On a map, the Tibetan Plateau stands out as a huge high block north of the Himalaya. The Deccan appears as a raised triangular tableland in southern India. The Iranian Plateau shows as a ringed high interior with deserts and basins. The Loess Plateau appears along the middle Yellow River, where fine sediment and erosion shape the land surface.
Mini FAQ
What is the largest plateau in Asia?
The Tibetan Plateau is the largest and highest major plateau in Asia. It covers about 2.5 million square kilometers and much of it lies above 4,000 meters.
Is the Tibetan Plateau the same as the Himalayas?
No. The Tibetan Plateau is a broad raised highland north of the Himalaya. The Himalaya is a mountain range along its southern edge. They are connected by the same broad tectonic collision, but they are different landforms.
Which Asian plateau is famous for black soil?
The Deccan Plateau is often linked with black soils in parts of western and central India. These soils are commonly associated with basaltic rock from ancient lava flows.
Why are many Asian plateaus dry?
Many Asian plateaus are far from oceans or sit behind mountain barriers. This can block moist air, reduce rainfall, and create steppe, desert, salt basin, or semi-dry landscapes.
What is the difference between a plateau and a highland?

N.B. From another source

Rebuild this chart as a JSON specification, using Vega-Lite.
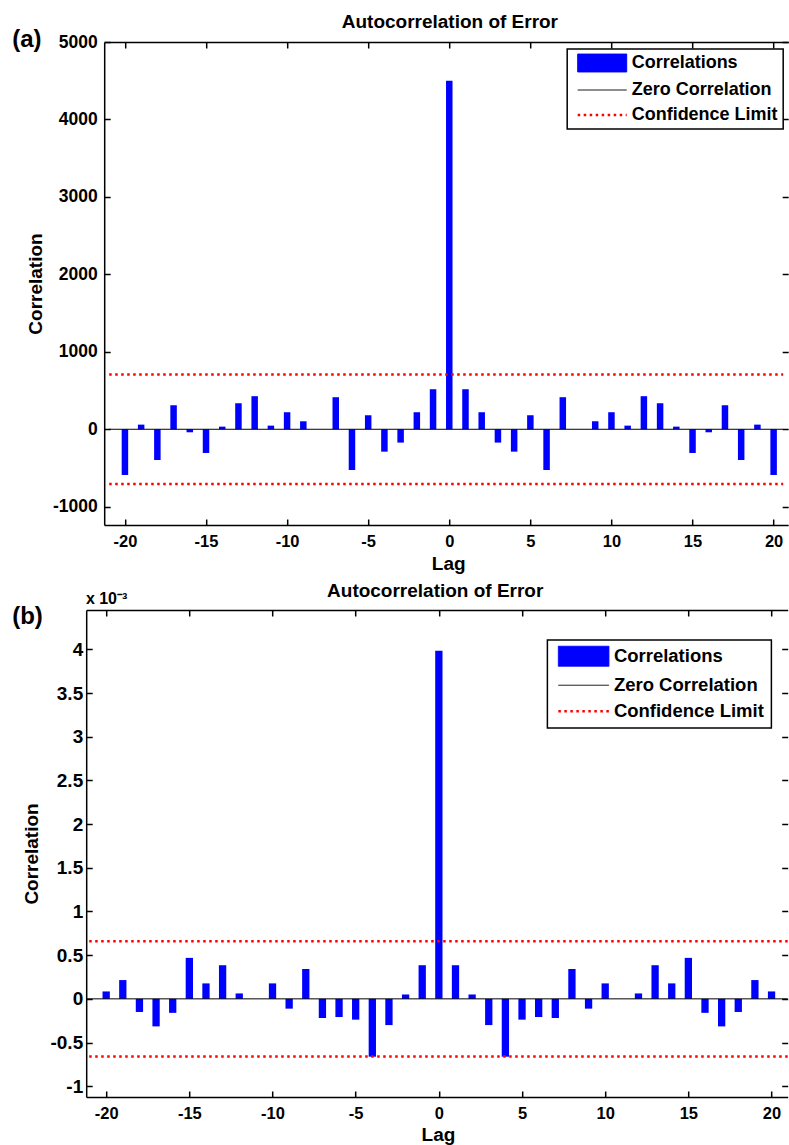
{
  "$schema": "https://vega.github.io/schema/vega-lite/v6.json",
  "padding": {"left": 11.2, "top": 12, "right": 0, "bottom": 0},
  "background": "white",
  "spacing": 8,
  "config": {
    "view": {"stroke": null},
    "font": "Liberation Sans",
    "axis": {
      "grid": false,
      "labelFont": "Liberation Sans",
      "labelFontWeight": "bold",
      "labelColor": "black",
      "titleFont": "Liberation Sans",
      "titleFontWeight": "bold",
      "titleColor": "black",
      "domainColor": "black",
      "domainWidth": 1.5,
      "tickColor": "black",
      "tickWidth": 1.5,
      "tickSize": -6
    }
  },
  "datasets": {
    "acfA": [
      {"lag": -20, "corr": -590}, {"lag": -19, "corr": 60}, {"lag": -18, "corr": -397}, {"lag": -17, "corr": 310},
      {"lag": -16, "corr": -39}, {"lag": -15, "corr": -306}, {"lag": -14, "corr": 34}, {"lag": -13, "corr": 336},
      {"lag": -12, "corr": 427}, {"lag": -11, "corr": 47}, {"lag": -10, "corr": 220}, {"lag": -9, "corr": 103},
      {"lag": -8, "corr": 0}, {"lag": -7, "corr": 414}, {"lag": -6, "corr": -526}, {"lag": -5, "corr": 181},
      {"lag": -4, "corr": -289}, {"lag": -3, "corr": -172}, {"lag": -2, "corr": 220}, {"lag": -1, "corr": 517},
      {"lag": 0, "corr": 4500},
      {"lag": 1, "corr": 517}, {"lag": 2, "corr": 220}, {"lag": 3, "corr": -172}, {"lag": 4, "corr": -289},
      {"lag": 5, "corr": 181}, {"lag": 6, "corr": -526}, {"lag": 7, "corr": 414}, {"lag": 8, "corr": 0},
      {"lag": 9, "corr": 103}, {"lag": 10, "corr": 220}, {"lag": 11, "corr": 47}, {"lag": 12, "corr": 427},
      {"lag": 13, "corr": 336}, {"lag": 14, "corr": 34}, {"lag": 15, "corr": -306}, {"lag": 16, "corr": -39},
      {"lag": 17, "corr": 310}, {"lag": 18, "corr": -397}, {"lag": 19, "corr": 60}, {"lag": 20, "corr": -590}
    ],
    "acfB": [
      {"lag": -20, "corr": 0.000085}, {"lag": -19, "corr": 0.000215}, {"lag": -18, "corr": -0.00015}, {"lag": -17, "corr": -0.000315},
      {"lag": -16, "corr": -0.00016}, {"lag": -15, "corr": 0.000469}, {"lag": -14, "corr": 0.000177}, {"lag": -13, "corr": 0.000385},
      {"lag": -12, "corr": 0.000062}, {"lag": -11, "corr": 0}, {"lag": -10, "corr": 0.000177}, {"lag": -9, "corr": -0.000112},
      {"lag": -8, "corr": 0.000342}, {"lag": -7, "corr": -0.000219}, {"lag": -6, "corr": -0.000208}, {"lag": -5, "corr": -0.000238},
      {"lag": -4, "corr": -0.000662}, {"lag": -3, "corr": -0.0003}, {"lag": -2, "corr": 0.00005}, {"lag": -1, "corr": 0.000385},
      {"lag": 0, "corr": 0.003984},
      {"lag": 1, "corr": 0.000385}, {"lag": 2, "corr": 0.00005}, {"lag": 3, "corr": -0.0003}, {"lag": 4, "corr": -0.000662},
      {"lag": 5, "corr": -0.000238}, {"lag": 6, "corr": -0.000208}, {"lag": 7, "corr": -0.000219}, {"lag": 8, "corr": 0.000342},
      {"lag": 9, "corr": -0.000112}, {"lag": 10, "corr": 0.000177}, {"lag": 11, "corr": 0}, {"lag": 12, "corr": 0.000062},
      {"lag": 13, "corr": 0.000385}, {"lag": 14, "corr": 0.000177}, {"lag": 15, "corr": 0.000469}, {"lag": 16, "corr": -0.00016},
      {"lag": 17, "corr": -0.000315}, {"lag": 18, "corr": -0.00015}, {"lag": 19, "corr": 0.000215}, {"lag": 20, "corr": 0.000085}
    ],
    "zero": [{"level": 0}],
    "limA": [{"limit": 708}, {"limit": -708}],
    "limB": [{"limit": 0.00066}, {"limit": -0.00066}]
  },
  "resolve": {"scale": {"color": "independent"}, "legend": {"color": "independent"}},
  "vconcat": [
    {
      "width": 702,
      "height": 483,
      "resolve": {"axis": {"x": "independent", "y": "independent"}},
      "layer": [
        {
          "data": {"name": "acfA"},
          "mark": {"type": "bar", "width": 6.5},
          "encoding": {
            "x": {
              "field": "lag", "type": "quantitative",
              "scale": {"domain": [-20.97, 20.59], "range": [18, 702], "nice": false, "zero": false},
              "axis": {
                "orient": "bottom", "values": [-20, -15, -10, -5, 0, 5, 10, 15, 20],
                "labelExpr": "'' + datum.value", "labelFontSize": 16.5, "labelBaseline": "alphabetic", "labelPadding": 27,
                "title": "Lag", "titleFontSize": 19, "titleBaseline": "alphabetic", "titleX": 362, "titleY": 44
              }
            },
            "y": {
              "field": "corr", "type": "quantitative",
              "scale": {"domain": [-1236, 5000], "nice": false, "zero": false},
              "axis": {
                "orient": "left", "offset": -18, "values": [-1000, 0, 1000, 2000, 3000, 4000, 5000],
                "labelExpr": "'' + datum.value", "labelFontSize": 17.5, "labelPadding": 13,
                "title": "Correlation", "titleFontSize": 19, "titleBaseline": "alphabetic", "titleX": -62.5
              }
            },
            "color": {
              "datum": "Correlations",
              "scale": {"domain": ["Correlations", "Zero Correlation", "Confidence Limit"], "range": ["#0000ff", "#000000", "#ff0000"]},
              "legend": {
                "title": null, "orient": "none", "legendX": 481, "legendY": 7, "direction": "vertical",
                "strokeColor": "black", "fillColor": "white", "padding": 5, "rowPadding": 7,
                "symbolOffset": 21, "labelOffset": 20.5, "symbolSize": 2401,
                "labelFont": "Liberation Sans", "labelFontWeight": "bold", "labelFontSize": 18, "labelColor": "black", "labelLimit": 400,
                "labelExpr": "datum.label + '\u00a0'",
                "encode": {
                  "legend": {"update": {"strokeWidth": {"value": 1.5}}},
                  "symbols": {"update": {
                    "shape": {"signal": "datum.value === 'Correlations' ? 'M-1,-0.367H1V0.367H-1Z' : 'M-1,0H1'"},
                    "fill": {"signal": "datum.value === 'Correlations' ? '#0000ff' : 'transparent'"},
                    "stroke": {"signal": "datum.value === 'Zero Correlation' ? '#000000' : (datum.value === 'Confidence Limit' ? '#ff0000' : 'transparent')"},
                    "strokeWidth": {"signal": "datum.value === 'Confidence Limit' ? 2.5 : 1"},
                    "strokeDash": {"signal": "datum.value === 'Confidence Limit' ? [2.5, 3.5] : [1, 0]"},
                    "opacity": {"value": 1}, "fillOpacity": {"value": 1}, "strokeOpacity": {"value": 1}
                  }}
                }
              }
            }
          }
        },
        {
          "data": {"name": "acfA"},
          "mark": {"type": "point", "opacity": 0},
          "encoding": {
            "x": {
              "field": "lag", "type": "quantitative",
              "axis": {
                "orient": "top", "values": [-20, -15, -10, -5, 0, 5, 10, 15, 20], "labels": false,
                "title": "Autocorrelation of Error", "titleFontSize": 19, "titleBaseline": "alphabetic", "titleX": 363.2, "titleY": -14.7
              }
            },
            "y": {
              "field": "corr", "type": "quantitative",
              "axis": {
                "orient": "right", "values": [-1000, 0, 1000, 2000, 3000, 4000, 5000], "labels": false, "domain": false,
                "title": "(a)", "titleFontSize": 24, "titleAngle": 0, "titleAlign": "left", "titleBaseline": "alphabetic", "titleX": -776.5, "titleY": 4.5
              }
            }
          }
        },
        {
          "data": {"name": "zero"},
          "mark": {"type": "rule", "strokeWidth": 1},
          "encoding": {
            "x": {"datum": -20.97, "type": "quantitative", "axis": null},
            "x2": {"datum": 20.59},
            "y": {"field": "level", "type": "quantitative", "axis": null},
            "color": {"datum": "Zero Correlation"}
          }
        },
        {
          "data": {"name": "limA"},
          "mark": {"type": "rule", "strokeWidth": 2.5, "strokeDash": [2.5, 3.5]},
          "encoding": {
            "x": {"datum": -20.97, "type": "quantitative", "axis": null},
            "x2": {"datum": 20.59},
            "y": {"field": "limit", "type": "quantitative", "axis": null},
            "color": {"datum": "Confidence Limit"}
          }
        }
      ]
    },
    {
      "width": 701.5,
      "height": 487,
      "resolve": {"axis": {"x": "independent", "y": "independent"}},
      "layer": [
        {
          "data": {"name": "acfB"},
          "mark": {"type": "bar", "width": 7.3},
          "encoding": {
            "x": {
              "field": "lag", "type": "quantitative",
              "scale": {"domain": [-20.9, 20.67], "nice": false, "zero": false},
              "axis": {
                "orient": "bottom", "values": [-20, -15, -10, -5, 0, 5, 10, 15, 20],
                "labelExpr": "'' + datum.value", "labelFontSize": 16.5, "labelBaseline": "alphabetic", "labelPadding": 28,
                "title": "Lag", "titleFontSize": 19, "titleBaseline": "alphabetic", "titleX": 351.8, "titleY": 43.5
              }
            },
            "y": {
              "field": "corr", "type": "quantitative",
              "scale": {"domain": [-0.001123, 0.00445], "nice": false, "zero": false},
              "axis": {
                "orient": "left", "values": [-0.001, -0.0005, 0, 0.0005, 0.001, 0.0015, 0.002, 0.0025, 0.003, 0.0035, 0.004],
                "labelExpr": "'' + round(datum.value * 10000) / 10", "labelFontSize": 19, "labelPadding": 9.5,
                "title": "Correlation", "titleFontSize": 19, "titleBaseline": "alphabetic", "titleX": -48.2
              }
            },
            "color": {
              "datum": "Correlations",
              "scale": {"domain": ["Correlations", "Zero Correlation", "Confidence Limit"], "range": ["#0000ff", "#000000", "#ff0000"]},
              "legend": {
                "title": null, "orient": "none", "legendX": 461.2, "legendY": 30, "direction": "vertical",
                "strokeColor": "black", "fillColor": "white", "padding": 7, "rowPadding": 7,
                "symbolOffset": 20, "labelOffset": 21, "symbolSize": 2560,
                "labelFont": "Liberation Sans", "labelFontWeight": "bold", "labelFontSize": 18.5, "labelColor": "black", "labelLimit": 400,
                "labelExpr": "datum.label + '\u00a0\u00a0\u00a0'",
                "encode": {
                  "legend": {"update": {"strokeWidth": {"value": 1.5}}},
                  "symbols": {"update": {
                    "shape": {"signal": "datum.value === 'Correlations' ? 'M-1,-0.395H1V0.395H-1Z' : 'M-1,0H1'"},
                    "fill": {"signal": "datum.value === 'Correlations' ? '#0000ff' : 'transparent'"},
                    "stroke": {"signal": "datum.value === 'Zero Correlation' ? '#000000' : (datum.value === 'Confidence Limit' ? '#ff0000' : 'transparent')"},
                    "strokeWidth": {"signal": "datum.value === 'Confidence Limit' ? 2.5 : 1"},
                    "strokeDash": {"signal": "datum.value === 'Confidence Limit' ? [2.5, 3.5] : [1, 0]"},
                    "opacity": {"value": 1}, "fillOpacity": {"value": 1}, "strokeOpacity": {"value": 1}
                  }}
                }
              }
            }
          }
        },
        {
          "data": {"name": "acfB"},
          "mark": {"type": "point", "opacity": 0},
          "encoding": {
            "x": {
              "field": "lag", "type": "quantitative",
              "axis": {
                "orient": "top", "values": [-20, -15, -10, -5, 0, 5, 10, 15, 20], "labels": false,
                "title": "Autocorrelation of Error", "titleFontSize": 19, "titleBaseline": "alphabetic", "titleX": 348.5, "titleY": -13.5
              }
            },
            "y": {
              "field": "corr", "type": "quantitative",
              "axis": {
                "orient": "right", "values": [-0.001, -0.0005, 0, 0.0005, 0.001, 0.0015, 0.002, 0.0025, 0.003, 0.0035, 0.004], "labels": false, "domain": false,
                "title": "(b)", "titleFontSize": 24, "titleAngle": 0, "titleAlign": "left", "titleBaseline": "alphabetic", "titleX": -776, "titleY": 13.5
              }
            }
          }
        },
        {
          "data": {"name": "zero"},
          "mark": {"type": "rule", "strokeWidth": 1},
          "encoding": {
            "y": {
              "field": "level", "type": "quantitative",
              "axis": {
                "orient": "right", "domain": false, "ticks": false, "labels": false,
                "title": "x 10⁻³", "titleFontSize": 16, "titleAngle": 0, "titleAlign": "left", "titleBaseline": "alphabetic", "titleX": -702.3, "titleY": -6.7
              }
            },
            "color": {"datum": "Zero Correlation"}
          }
        },
        {
          "data": {"name": "limB"},
          "mark": {"type": "rule", "strokeWidth": 2.5, "strokeDash": [2.5, 3.5]},
          "encoding": {
            "y": {"field": "limit", "type": "quantitative", "axis": null},
            "color": {"datum": "Confidence Limit"}
          }
        }
      ]
    }
  ]
}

A plateau is raised land with a broad surface. A highland is a more general term for elevated land and may be rugged, mountainous, or broken into basins and ridges.
Do plateaus affect rivers?
Yes. Plateaus affect where rivers begin, which direction they flow, how deeply they cut valleys, and how much sediment they carry. The Tibetan Plateau, Deccan Plateau, Loess Plateau, and Khorat Plateau all show this clearly.